Je suis d'accord avec M. Perry. Le NORAD se penche sur la question depuis plusieurs années. Nous avons eu un certain nombre d'initiatives. Tout a commencé avec NORAD Next. Nous avons maintenant EVONAD. Il envisage la défense de l'Amérique du Nord quant aux six domaines, y compris les domaines qu'il reste encore à examiner, et il regarde loin dans l'avenir.
Il ne s’agit pas que de l’infrastructure. Les États-Unis et le Canada ont tous deux besoin du Système d’alerte du Nord, et nous nous demandons quel genre de système sera mis en place. Il s’agit également d’envisager même la façon dont nous structurons le commandement et le contrôle afin de nous assurer qu’ils sont aussi efficaces que possible, et la façon dont nous pouvons permettre au commandant du NORAD de penser de manière stratégique et dynamique et de ne pas s’enliser dans les détails de ses ordres de mission, permettant ainsi au personnel du NORAD de les concrétiser.
Le NORAD est quelque chose qui est nouveau en quelque sorte. Il est absolument fondamental quant à la façon dont nous défendons l’Amérique du Nord. J’exhorte tous les députés à poser plus de questions, à se renseigner sur le fonctionnement du NORAD et à lui demander ce qu’il pense de l’avenir. Je crois que le langage qu’il commence à utiliser, soit de s’attaquer aux archers plutôt qu’aux flèches, choquerait beaucoup de Canadiens, mais c’est à ce point qu’il s’inquiète des menaces futures, non seulement de la Russie, mais également des acteurs non étatiques et autres. C'est ce que je vous inviterais à faire.
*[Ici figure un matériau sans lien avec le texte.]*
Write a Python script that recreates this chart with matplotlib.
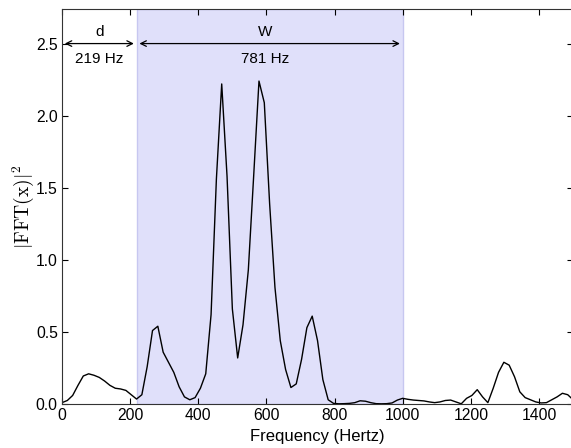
import numpy as np
import matplotlib
matplotlib.use("Agg")
import matplotlib.pyplot as plt

plt.rcParams['font.family'] = ['Liberation Sans', 'DejaVu Sans']
plt.rcParams['mathtext.fontset'] = 'cm'

# spectrum bins, 15.625 Hz apart
df_hz = 15.625
power = [0.01, 0.025, 0.06, 0.13, 0.195, 0.21, 0.2, 0.185, 0.16, 0.13,
         0.11, 0.105, 0.095, 0.065, 0.035, 0.065, 0.26, 0.51, 0.54, 0.36,
         0.29, 0.22, 0.12, 0.05, 0.03, 0.045, 0.11, 0.21, 0.62, 1.56,
         2.22, 1.58, 0.66, 0.32, 0.55, 0.93, 1.58, 2.24, 2.09, 1.39,
         0.81, 0.44, 0.24, 0.115, 0.14, 0.31, 0.53, 0.61, 0.44, 0.17,
         0.03, 0.005, 0.002, 0.003, 0.005, 0.01, 0.023, 0.02, 0.01, 0.003,
         0.002, 0.003, 0.008, 0.028, 0.04, 0.033, 0.028, 0.025, 0.022, 0.015,
         0.01, 0.015, 0.025, 0.028, 0.015, 0.002, 0.04, 0.06, 0.1, 0.05,
         0.01, 0.11, 0.22, 0.29, 0.27, 0.19, 0.085, 0.045, 0.03, 0.015,
         0.008, 0.01, 0.03, 0.05, 0.075, 0.065, 0.03]
freq = np.arange(len(power)) * df_hz

d = 219
W = 781

fig = plt.figure(figsize=(5.71, 4.48), dpi=100)
ax = fig.add_axes([0.1086, 0.098, 0.895, 0.882])

ax.axvspan(d, d + W, facecolor=(0.88, 0.88, 0.98), edgecolor=(0.78, 0.78, 0.94), linewidth=1.0)
ax.plot(freq, power, color='black', linewidth=1)

ax.annotate('', xy=(0, 2.5), xytext=(d, 2.5),
            arrowprops=dict(arrowstyle='<->', color='black', lw=0.9))
ax.annotate('', xy=(d, 2.5), xytext=(d + W, 2.5),
            arrowprops=dict(arrowstyle='<->', color='black', lw=0.9))
ax.text(d / 2, 2.53, 'd', ha='center', va='bottom', fontsize=11)
ax.text(d / 2, 2.445, '%d Hz' % d, ha='center', va='top', fontsize=11)
ax.text(595, 2.53, 'W', ha='center', va='bottom', fontsize=11)
ax.text(595, 2.445, '%d Hz' % W, ha='center', va='top', fontsize=11)

ax.set_xlim(0, 1500)
ax.set_ylim(0, 2.74)
ax.set_xticks(range(0, 1500, 200))
ax.set_yticks([0.0, 0.5, 1.0, 1.5, 2.0, 2.5])
ax.set_yticklabels(['0.0', '0.5', '1.0', '1.5', '2.0', '2.5'])
ax.tick_params(direction='in', top=True, right=True, length=4, labelsize=11.3, pad=3)
for sp in ax.spines.values():
    sp.set_color('#333333')

ax.set_xlabel('Frequency (Hertz)', fontsize=12, labelpad=4)
ax.set_ylabel(r'$|\mathrm{FFT}(\mathrm{x})|^2$', fontsize=14, labelpad=0)

plt.savefig('out.png', dpi=100)
plt.close()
Il y a aussi des organismes, comme la Commission permanente mixte de défense, qui sont censés nous guider dans notre façon de défendre l'Amérique du Nord. Elle semble avoir besoin d'un soutien vital. J'encouragerais le Canada à s'assurer que la Commission permanente mixte fonctionne comme il se doit et que nous disposons des personnes les plus compétentes pour aider à diriger la défense de l'Amérique du Nord.
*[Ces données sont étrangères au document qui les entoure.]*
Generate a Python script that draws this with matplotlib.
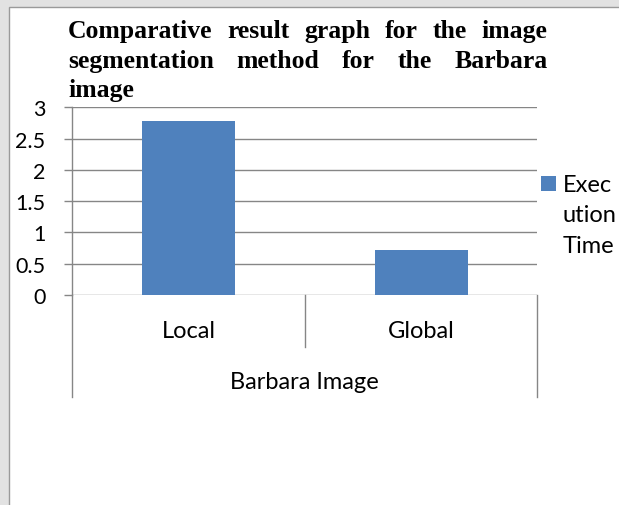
import numpy as np
import matplotlib.pyplot as plt
from matplotlib.patches import Rectangle
import matplotlib.transforms as mtransforms

# Data
categories = ["Local", "Global"]
group_label = "Barbara Image"
exec_time = [2.78, 0.72]
series_name = "Exec\nution\nTime"
title_lines = ["Comparative result graph for the image",
               "segmentation method for the Barbara",
               "image"]
yticks = np.arange(0, 3.01, 0.5)
ytick_labels = ["0", "0.5", "1", "1.5", "2", "2.5", "3"]

W, H = 619, 506
BAR = "#4f81bd"
GRID = "#868686"
SANS = "Lato"

fig = plt.figure(figsize=(W / 100, H / 100), dpi=100)
fig.patch.set_facecolor("#e2e2e2")


def fx(px):
    return px / W


def fy(py):
    return 1 - py / H


# white page panel with a thin grey border
fig.patches.append(Rectangle((fx(8.5), -0.01), 1, fy(7.5) + 0.01, transform=fig.transFigure,
                             facecolor="white", edgecolor="#9a9a9a", lw=1.0, zorder=-5))

# plot area
ax = fig.add_axes([fx(72.3), fy(296), fx(537.3) - fx(72.3), fy(108.3) - fy(296)])
ax.set_facecolor("none")
x = np.arange(len(categories))
ax.bar(x, exec_time, width=0.4, color=BAR, zorder=3)
ax.set_xlim(-0.5, len(categories) - 0.5)
ax.set_ylim(0, 3)
ax.set_yticks(yticks, ytick_labels)
ax.yaxis.grid(True, color=GRID, lw=1.0)
ax.set_axisbelow(True)
for s in ["top", "right", "bottom"]:
    ax.spines[s].set_visible(False)
ax.spines["left"].set_color(GRID)
ax.spines["left"].set_linewidth(1.0)
ax.tick_params(axis="y", direction="out", length=5.8, width=1.0, color=GRID,
               pad=13.5, labelsize=15.5, labelcolor="black")
for lab in ax.get_yticklabels():
    lab.set_fontfamily(SANS)
ax.set_xticks([])

# category separators below the axis
ax_h = 296 - 108.3
trans = mtransforms.blended_transform_factory(ax.transData, ax.transAxes)
bounds = np.arange(len(categories) + 1) - 0.5
for b in bounds:
    depth = 102 if b in (bounds[0], bounds[-1]) else 52
    ax.plot([b, b], [0, -depth / ax_h], transform=trans, color=GRID, lw=1.0,
            clip_on=False)

for xi, c in zip(x, categories):
    ax.text(xi, -35.7 / ax_h, c, transform=trans, ha="center", va="center",
            fontsize=17, family=SANS)
ax.text(np.mean(x), -87 / ax_h, group_label, transform=trans, ha="center",
        va="center", fontsize=17, family=SANS)

# legend
fig.patches.append(Rectangle((fx(541), fy(192)), fx(15), 15 / H,
                             transform=fig.transFigure, facecolor=BAR, lw=0))
fig.text(fx(563), fy(175), series_name, ha="left", va="top", fontsize=17,
         family=SANS, linespacing=1.55)

# justified title
fig.canvas.draw()
renderer = fig.canvas.get_renderer()
left, right = 68, 547.5
baselines = [38.3, 67.8, 96.7]
tsize = 18.5
for i, (line, yb) in enumerate(zip(title_lines, baselines)):
    words = line.split()
    if len(words) == 1 or i == len(title_lines) - 1:
        fig.text(fx(left), fy(yb), line, ha="left", va="baseline", fontsize=tsize,
                 family="Liberation Serif", weight="bold")
        continue
    arts = [fig.text(0, fy(yb), w, ha="left", va="baseline", fontsize=tsize,
                     family="Liberation Serif", weight="bold") for w in words]
    widths = [a.get_window_extent(renderer).width for a in arts]
    gap = (right - left - sum(widths)) / (len(words) - 1)
    pos = left
    for a, w in zip(arts, widths):
        a.set_x(fx(pos))
        pos += w + gap

fig.savefig("out.png", dpi=100, facecolor=fig.get_facecolor())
Nous sommes dans une course contre la montre avec deux réalités. L'une d'elles est en faveur de la défense et l'autre en faveur du développement. La Chine entre en scène dans les deux cas. J'entends Mme Perry dire que la défense doit être la principale priorité pour ensuite parler de développement. Nous devons élaborer une stratégie de défense afin de pouvoir protéger ce développement.
À mon avis, le plus simple est d'entamer le développement le plus tôt possible et de commencer à travailler en ce sens. Je pense que c'est pour nous l'objectif le plus facile à atteindre en ce moment. De plus, probablement dans le cadre de l'accord de l'OTAN et des accords que nous avons avec nos alliés, notre position est déjà protégée; par conséquent, je pense que nous devrions peut-être accélérer le processus pour mettre en place une certaine infrastructure dans cette région. Qu'en pensez-vous?
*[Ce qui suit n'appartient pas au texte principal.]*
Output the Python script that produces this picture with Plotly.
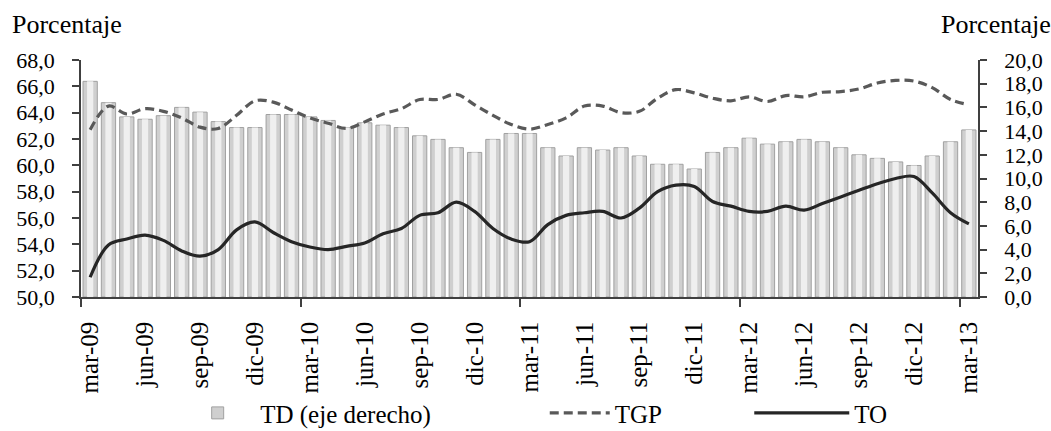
import plotly.graph_objects as go

month_names = ["ene", "feb", "mar", "abr", "may", "jun", "jul", "ago", "sep", "oct", "nov", "dic"]
months = []
for y in range(2009, 2014):
    for m in range(12):
        if (y == 2009 and m < 2) or (y == 2013 and m > 2):
            continue
        months.append(f"{month_names[m]}-{str(y)[2:]}")

td = [18.2, 16.4, 15.2, 15.0, 15.3, 16.0, 15.6, 14.8, 14.3, 14.3, 15.4, 15.4, 15.2, 14.9, 14.3,
      14.7, 14.5, 14.3, 13.6, 13.3, 12.6, 12.2, 13.3, 13.8, 13.8,
      12.6, 11.9, 12.6, 12.4, 12.6, 11.9, 11.2, 11.2,
      10.8, 12.2, 12.6, 13.4, 12.9, 13.1, 13.3, 13.1, 12.6, 12.0, 11.7, 11.4, 11.1, 11.9, 13.1, 14.1]

tgp = [62.7, 64.5, 63.9, 64.3, 64.1, 63.6, 62.9, 62.8, 63.8, 64.9, 64.8, 64.2, 63.6, 63.2, 62.8,
       63.3, 63.9, 64.3, 65.0, 65.0, 65.4, 64.6, 63.8, 63.1, 62.75,
       63.1, 63.6, 64.5, 64.5, 64.0, 64.1, 65.1, 65.75,
       65.5, 65.1, 64.9, 65.2, 64.85, 65.3, 65.2, 65.55, 65.6, 65.8, 66.25, 66.45, 66.4, 65.9, 65.0, 64.6]

to = [51.5, 53.95, 54.4, 54.7, 54.3, 53.5, 53.1, 53.6, 55.1, 55.7, 54.9, 54.2, 53.8, 53.6, 53.85,
      54.1, 54.8, 55.2, 56.2, 56.4, 57.2, 56.5, 55.2, 54.4, 54.2,
      55.5, 56.2, 56.4, 56.5, 56.0, 56.75, 58.0, 58.5,
      58.4, 57.25, 56.9, 56.5, 56.5, 56.9, 56.6, 57.1, 57.6, 58.1, 58.6, 59.0, 59.15, 57.9, 56.4, 55.55]

x = list(range(len(months)))
label_idx = x[::3]
label_txt = [months[i] for i in label_idx]
year_bounds = [i - 0.5 for i in x[::12]]

FONT = "Liberation Serif"
AXC = "#404040"
LEG_Y = -0.49

fig = go.Figure()
# bars on the primary (right-side) axis so the lines on the overlaying axis are drawn on top
fig.add_trace(go.Bar(x=x, y=td, yaxis="y", name="TD (eje derecho)", width=0.78,
                     marker=dict(color="#cfcfcf", line=dict(color="#a0a0a0", width=1)),
                     legend="legend"))
fig.add_trace(go.Bar(x=x, y=td, yaxis="y", showlegend=False, width=0.34,
                     marker=dict(color="#efefef", line=dict(width=0)), hoverinfo="skip"))
fig.add_trace(go.Scatter(x=x, y=tgp, yaxis="y2", mode="lines", name="TGP", line_shape="spline",
                         line=dict(color="#595959", width=3.2, dash="9px,5px"), legend="legend2"))
fig.add_trace(go.Scatter(x=x, y=to, yaxis="y2", mode="lines", name="TO", line_shape="spline",
                         line=dict(color="#262626", width=3.2), legend="legend3"))

axis_common = dict(showgrid=False, zeroline=False, showline=True, linecolor=AXC, linewidth=1.5,
                   ticks="outside", ticklen=7, tickcolor=AXC, tickwidth=1.5,
                   tickfont=dict(family=FONT, size=22), ticklabelstandoff=13, tickformat=".1f")

leg_common = dict(orientation="h", xanchor="left", y=LEG_Y, yanchor="middle",
                  font=dict(family=FONT, size=25, color="black"), bgcolor="rgba(0,0,0,0)",
                  borderwidth=0)

fig.update_layout(
    width=1051, height=431,
    margin=dict(l=81, r=73, t=60, b=134, autoexpand=False),
    plot_bgcolor="white", paper_bgcolor="white",
    barmode="overlay",
    separators=",.",
    font=dict(family=FONT, size=24, color="black"),
    xaxis=dict(range=[-0.5, len(months) - 0.5], tickmode="array", tickvals=label_idx, ticktext=label_txt,
               tickangle=-90, ticks="", showgrid=False, zeroline=False,
               showline=True, linecolor=AXC, linewidth=1.5,
               tickfont=dict(family=FONT, size=25), ticklabelstandoff=13,
               minor=dict(tickmode="array", tickvals=year_bounds, ticks="outside", ticklen=8,
                          tickcolor=AXC, tickwidth=1.5, showgrid=False)),
    yaxis=dict(range=[0, 20], dtick=2, tick0=0, side="right", **axis_common),
    yaxis2=dict(range=[50, 68], dtick=2, tick0=50, side="left", overlaying="y", **axis_common),
    legend=dict(x=0.105, itemwidth=75, **leg_common),
    legend2=dict(x=0.517, itemwidth=60, **leg_common),
    legend3=dict(x=0.745, itemwidth=95, **leg_common),
    annotations=[
        dict(text="Porcentaje", xref="paper", yref="paper", x=-0.079, y=1.148, xanchor="left",
             yanchor="middle", showarrow=False, font=dict(family=FONT, size=26)),
        dict(text="Porcentaje", xref="paper", yref="paper", x=1.0835, y=1.148, xanchor="right",
             yanchor="middle", showarrow=False, font=dict(family=FONT, size=26)),
    ],
)

fig.write_html("out.html")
Je voudrais simplement réitérer l'idée que nous devrions nous attaquer à nos problèmes de défense dans ce même but précis. S'il y a une bonne complémentarité, nous pouvons faire en sorte qu'un développement plus étendu nous profite, mais s'il y a des programmes dont nous ne pouvons pas nous occuper de manière efficace, du point de vue du développement, en utilisant un programme de défense, nous ne devrions pas nous engager sur cette voie.